John Malone’s comparison of potential merger partner Vodafone Group Plc to “a big banana in the jar” is one of the more arresting images used in the world of high-stakes deal-making.
The question posed by the billionaire chairman of Liberty Global Plc during an interview on Tuesday is: “How do you get your hand out of the jar with the banana?”
Much of the speculation about a tie-up between Malone’s European cable empire and the world’s second-biggest mobile-phone operator has assumed that Vodafone would be the suitor. Its 62.7 billion pound ($97.5 billion) market value is more than double that of Liberty.
Yet Malone’s comments suggest that, while the 74-year-old sees “enormous potential synergies” in a deal with the U.K.- based carrier, he’s far from ready to cede control of his fast-growing company. Some analysts said he may be trying to put pressure on Vodafone to split its emerging markets business in Africa and India from its European operations -- the assets most prized by Liberty.
Neil Campling at Aviate Global in London said Liberty could even emerge as the aggressor in any tie-up. “For Liberty it’s not a matter of if but when they get Vodafone to the table,” he said.
Malone pointed to the “philosophical differences” between the two companies’ business models on Tuesday, with his high-leverage, rapid-growth strategy compared with Vodafone’s more sedate commitment to dividends and an investment grade credit rating. That could make a debt-funded deal easier for Malone to pull together despite its smaller size, UBS brokers wrote in a note on Wednesday.
Others are more circumspect about prospects for a deal, saying that Vodafone’s board is unlikely to want to separate the western European wireless assets described by Malone as a “great fit” for his cable operators. “We sense resistance from Vodafone management to consider a break-up,” said James Britton, head of telecommunications research at Nomura.
Liberty’s presence in European countries where Vodafone doesn’t operate could also make a tie-up too complicated, said Bengt Nordstrom at Northstream Consulting. “If you talk about the markets where they are both present, if such a deal was possible, that’s more relevant,” he said.

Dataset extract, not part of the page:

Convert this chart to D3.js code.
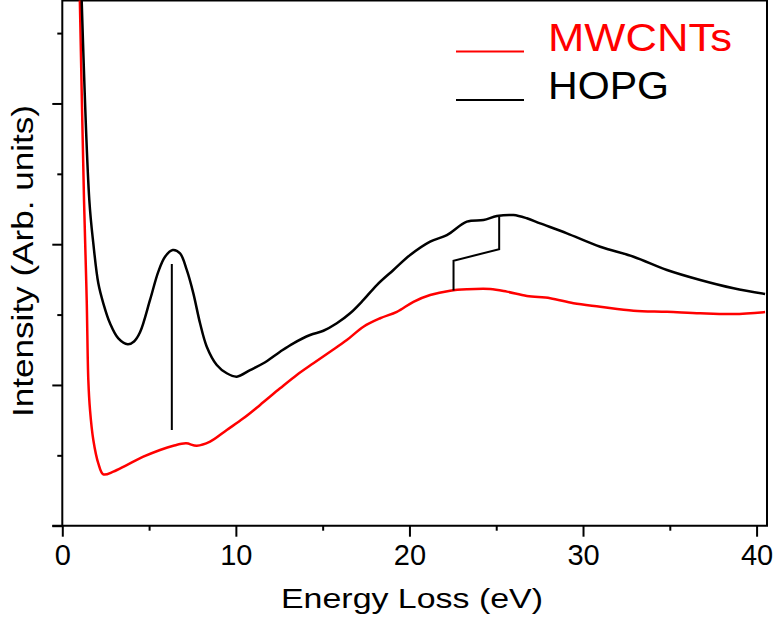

And while some might argue that Liberty is a credible suitor for Vodafone, the mobile phone company’s European business still dwarfs that of its cable rival. Vodafone’s sales in Europe were about 28 billion pounds ($44 billion) in the 12 months ending March, almost triple Liberty’s $17 billion revenues on the continent last year.
Liberty’s higher valuation by investors is another potential stumbling block. Its enterprise value is about 10 times anticipated earnings before interest, tax, depreciation and amortization, according to Bloomberg data, while Vodafone’s is 7.4 times.
That said, Vodafone’s strategic need to find a European content partner has not disappeared in an industry consumed by recent deal activity. Competitors will still be looking keenly at a potential tie-up and the disposals that would be needed to make it happen, including a possible sale of Vodafone’s Africa and Asia assets -- valued at 30 billion pounds by Macquarie Group.
“Larger operators seeking to review their portfolios as well as private equity investors will be watching closely,” said Chris Woodland, a partner in KPMG’s technology strategy group.